La visione dell’universo è un argomento che ha affascinato l’uomo fin dall’alba dei tempi. Le stelle, i pianeti e le galassie rappresentano anche oggi un tema tanto vasto quanto complesso, una realtà studiata e discussa ma ancora misteriosa e sfuggente sotto diversi punti di vista.

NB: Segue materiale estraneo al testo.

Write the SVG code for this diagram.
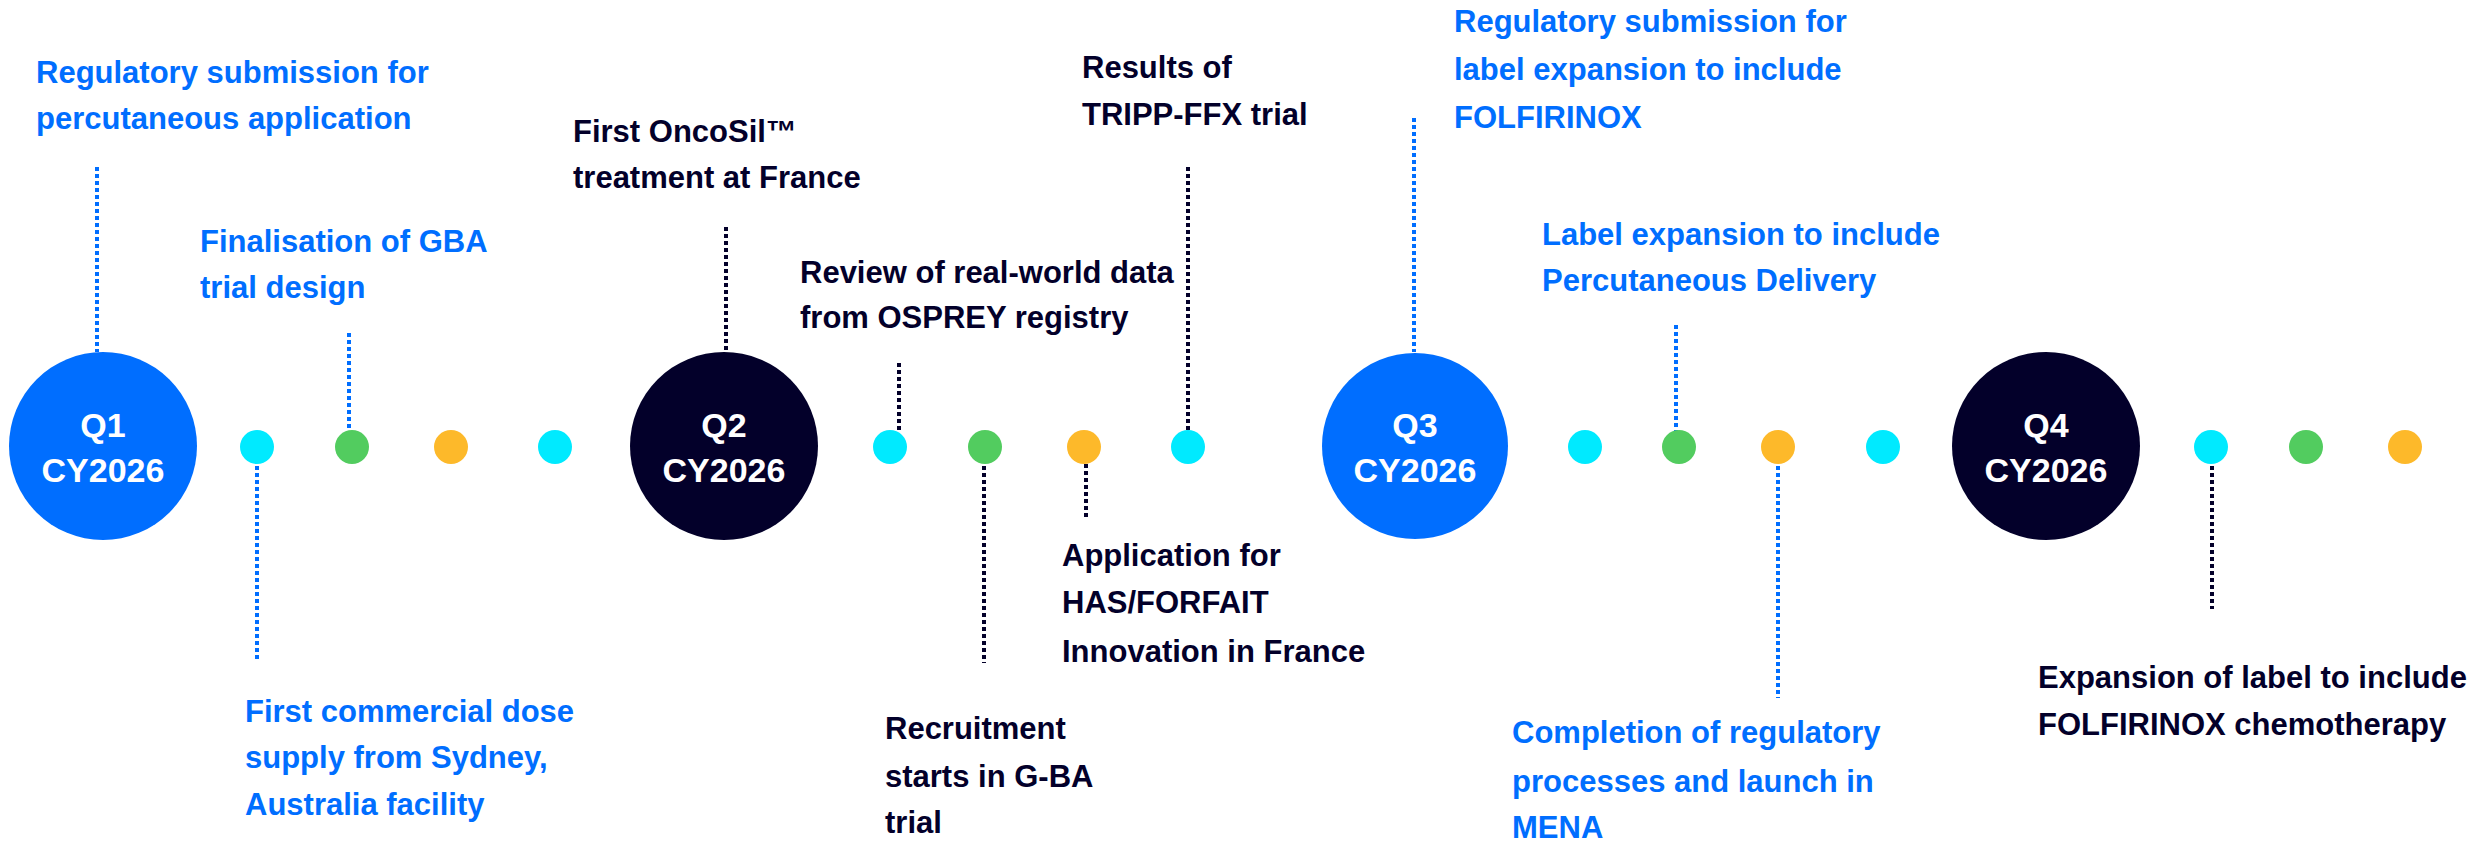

Nella mattina di sabato 30 novembre, il salone Bonomelli del Seminario Vescovile di Cremona è diventato il palco di un confronto fatto sullo stesso argomento, ma da due punti di vista diversi, il focus è la visione dell’universo che ci circonda. Da una parte l’analisi scientifica e metodologica del cosmo, spiegata e descritta dallo scienziato e cosmologo Davide Maino, professore associato in fisica sperimentale presso l’Università degli studi di Milano, dall’altra don Giuseppe Rizzardi, docente di islamistica presso la facoltà teologica dell’Italia settentrionale di Milano.
L’incontro, moderato dal professor Giacomo Raffo, docente di filosofia presso l’Istituto Superiore di Scienze Religiose Sant’Agostino, è stato un momento dove l’analisi scientifica, caratterizzata dal metodo galileiano, si è confrontata con la visione teologica, fatta di fede e tradizione secolare.
«Nelle culture vediche, islamiche ed ebraiche si può parlare di “cosmopatia” – ha spiegato don Rizzardi – si tratta di culture che partecipano al cosmo ma non indicano l’origine e la fine dello stesso. L’attenzione si pone quindi sull’uomo, e come quest’ultimo si rapporta con l’universo, del quale si sa molto poco. Nasce quindi la spiritualità “cosmopatica”, ovvero quella dove c’è una convivenza di percezioni: siamo parte profonda del mondo, non due entità separate».
Al centro del confronto la questione centenaria che vede la separazione tra fede e ragione, e come queste possano in qualche modo conciliarsi facendo emergere un legame tra la scienza e le scritture. Entrando nel merito, don Giuseppe Rizzardi ha spiegato che «oggi si sta superando il divario fra fede e ragione. Pur sapendo che i due metodi di conoscenza hanno strutture differenti, si può dire che le difficoltà da superare ruotino attorno al concetto di rivelazione; non più un pensiero che scende dall’alto e va compreso con l’uso della ragione, quanto piuttosto una conoscenza che dal basso va a costituire le basi del concetto di rivelazione. La conoscenza entra nel mistero della rivelazione come partecipante del concetto stesso, questo è il salto che bisogna fare per riconciliare la fede con la ragione».
Attraverso un’analisi precisa e metodologica della storia della scienza occidentale, il professor Maino ha esposto quali sono stati i momenti che hanno caratterizzato il fondamento della cosmologia. Ha infatti spiegato che «il punto di partenza è lo stupore davanti ai misteri della realtà. I fenomeni ci restituiscono dei dati, e davanti a questi serve un’analisi rispettosa, mirate al fine ultimo della conoscenza. Lo scienziato pone domande alla realtà, e quest’ultima risponde, è solo questione di aguzzare lo sguardo per trovare la strada gusta da percorrere, per vedere le risposte che sono davanti a noi, ma coperte da un velo».
Proprio come nelle culture cosmopatiche, anche nella scienza l’uomo si rapporta con il cosmo: «I protagonisti del gioco della ricerca sono il soggetto che ricerca e l’universo che viene studiato. Si parte dall’ipotesi della conoscibilità della realtà, un preconcetto buono che apre tante strade, che mi spinge a fare tutto per arrivare alla conoscenza. A volte, però, bisogna arrendersi davanti all’evidenza: la realtà ci mostra com’è fatta, non è la nostra teoria che la caratterizza. Il lavoro dello scienziato è anche quello di fare un passo indietro quando i dati dimostrano che si sta percorrendo la strada sbagliata. Se uno è veramente leale avrà lo scopo di capire come stanno veramente le cose».